“As for guns deterring the overreach of government, how have our guns deterred the current administration from stripping consumer protections from payday loan sharks, or preventing the administration from gutting environmental protections of our air, water, and public lands?”(Photo: Don Juan Moore/Getty Images)
The Second Amendment is not a guarantee of a right to an AR-15.
Sorry, but prayers are not being answered and sensible gun regulations are not forthcoming. We need to stand back and focus on the steady accumulation of mass shootings. First, we need to separate gun suicides and one-on-one gun homicides from mass shootings. These acts of gun violence, demoralizing and unacceptable as they are, are different from the school shootings in Parkland and the others dating back to Columbine, not to mention the shootings in churches, Las Vegas, a nightclub in Florida, and a Christmas office party in southern California, to name only the most recent of the mass shootings. Suicides and one-on-one homicides affect immediate families and only in rare circumstances make national news.
By contrast, the shooting at Parkland cuts to the core of our collective sense of order. The day after Parkland, I drove my granddaughters to school. Ordinarily, we might talk about the news of the day but how could we possibly talk about what just happened in Parkland? Could it happen in the school I was driving them to? The answer has to be “YES.” Parkland, Newtown, Columbine–rural, urban, suburban: who could know where calamity will strike next? Conservatives offer prayers to the grieving families; liberals offer “sensible regulations.” Prayers may give solace to the grieving but they have not stopped the carnage. The supporters of an unrestricted Second Amendment access to all weapons claim this access is a God-given right. By the evidence before us, they may be right: maybe that’s why God seems to be unmoved by all the prayers.

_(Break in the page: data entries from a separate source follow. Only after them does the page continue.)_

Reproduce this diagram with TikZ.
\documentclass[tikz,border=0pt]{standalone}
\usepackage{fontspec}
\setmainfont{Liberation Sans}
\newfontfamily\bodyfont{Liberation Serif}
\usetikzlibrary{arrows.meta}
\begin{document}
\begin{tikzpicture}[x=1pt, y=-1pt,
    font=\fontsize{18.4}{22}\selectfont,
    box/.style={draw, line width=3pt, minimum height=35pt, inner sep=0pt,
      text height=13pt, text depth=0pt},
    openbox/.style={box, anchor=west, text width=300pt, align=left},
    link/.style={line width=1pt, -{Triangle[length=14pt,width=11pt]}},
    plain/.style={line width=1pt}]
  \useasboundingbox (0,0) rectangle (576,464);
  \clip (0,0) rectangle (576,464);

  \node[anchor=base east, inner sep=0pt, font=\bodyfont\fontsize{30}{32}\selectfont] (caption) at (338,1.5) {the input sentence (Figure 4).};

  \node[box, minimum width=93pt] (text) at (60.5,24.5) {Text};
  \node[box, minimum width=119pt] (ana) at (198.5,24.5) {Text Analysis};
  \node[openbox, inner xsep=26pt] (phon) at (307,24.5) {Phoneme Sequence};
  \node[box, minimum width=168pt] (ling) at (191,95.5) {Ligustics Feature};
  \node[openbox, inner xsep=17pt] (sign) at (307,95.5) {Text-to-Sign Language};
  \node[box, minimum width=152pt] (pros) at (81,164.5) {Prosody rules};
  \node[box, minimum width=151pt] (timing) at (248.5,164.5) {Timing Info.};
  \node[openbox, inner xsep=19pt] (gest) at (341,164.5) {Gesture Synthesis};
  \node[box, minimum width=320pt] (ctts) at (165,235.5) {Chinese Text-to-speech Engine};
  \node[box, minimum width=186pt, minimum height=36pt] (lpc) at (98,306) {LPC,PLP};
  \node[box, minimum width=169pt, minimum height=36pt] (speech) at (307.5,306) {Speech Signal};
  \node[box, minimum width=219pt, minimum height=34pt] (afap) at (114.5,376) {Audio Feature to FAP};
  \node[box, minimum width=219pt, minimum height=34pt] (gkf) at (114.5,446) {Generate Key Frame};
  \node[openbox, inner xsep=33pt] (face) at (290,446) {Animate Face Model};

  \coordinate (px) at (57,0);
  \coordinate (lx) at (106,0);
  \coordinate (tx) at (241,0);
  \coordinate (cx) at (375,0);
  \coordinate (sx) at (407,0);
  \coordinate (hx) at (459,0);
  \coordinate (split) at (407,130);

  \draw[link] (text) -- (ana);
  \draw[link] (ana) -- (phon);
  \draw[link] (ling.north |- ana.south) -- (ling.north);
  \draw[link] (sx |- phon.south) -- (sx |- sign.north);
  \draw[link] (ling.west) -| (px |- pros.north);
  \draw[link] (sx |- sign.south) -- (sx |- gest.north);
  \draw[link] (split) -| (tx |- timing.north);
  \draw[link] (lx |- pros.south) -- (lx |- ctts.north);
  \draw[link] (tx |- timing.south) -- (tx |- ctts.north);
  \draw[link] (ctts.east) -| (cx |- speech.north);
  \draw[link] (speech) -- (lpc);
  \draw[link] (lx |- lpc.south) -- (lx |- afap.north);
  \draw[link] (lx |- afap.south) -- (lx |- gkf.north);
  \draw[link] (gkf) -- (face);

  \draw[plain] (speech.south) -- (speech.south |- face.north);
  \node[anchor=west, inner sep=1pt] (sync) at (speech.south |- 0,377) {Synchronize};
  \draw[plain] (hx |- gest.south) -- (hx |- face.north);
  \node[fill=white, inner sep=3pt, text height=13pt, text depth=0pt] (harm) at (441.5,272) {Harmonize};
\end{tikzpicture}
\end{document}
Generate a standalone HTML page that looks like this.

As for “sensible” gun control laws, more rigorous background checks, while overdue, won’t prevent someone intent on creating mayhem from legally or illegally purchasing an AR-15 and scads of ammunition.
Let’s be honest with one another. The sensible thing to do is to ban the private possession of high capacity, semi-automatic assault weapons and high capacity semi-automatic pistols. Ban new sales and launch an aggressive program to buy back these guns. The deranged 19 year old who killed seventeen people did so in four minutes, getting off at least 100 hundred rounds. These weapons have no place in civil society. They are designed to inflict maximum damage to an enemy–they need to be restricted to the military and law enforcement personnel. Banning them won’t stop suicides or “ordinary” homicides but experience shows that a ban will make mass shootings rare and less lethal.
I’m an avid bird hunter and have several shotguns, a couple of deer rifles, and a couple of handguns. I enjoy target shooting with friends. I am not anti-gun. But I am appalled by the NRA’s and Republican allies’ refusal to get assault weapons off the street. Sure, it’s about mental illness but it’s also about the GUN.
Easy access to these weapons of mass murder have nothing to do with insuring our freedom. In fact, they make us less free. The mass shootings of the past decade have blighted a generation of youngsters who have had to endure active shooter drills. When I was a kid, fire drills were occasions of levity, almost as good as recess. Ask yourself in which nation do school children feel freer from the specter of mass murder: Denmark or England or the U.S.?
As for guns deterring the overreach of government, how have our guns deterred the current administration from stripping consumer protections from payday loan sharks, or preventing the administration from gutting environmental protections of our air, water, and public lands? How have guns deterred the rise of neo-Nazis and racists in our midst?
The only threat to my right to own a gun to go afield with my dog to hunt upland birds and waterfowl is the threat that the continuing horror of mass shootings will eventually move enough reasonable citizens to demand a blanket ban on all guns. The Second Amendment is not a guarantee of a right to an AR-15. It’s not a license to kill school children, worshippers, or attendees at a movie or concert.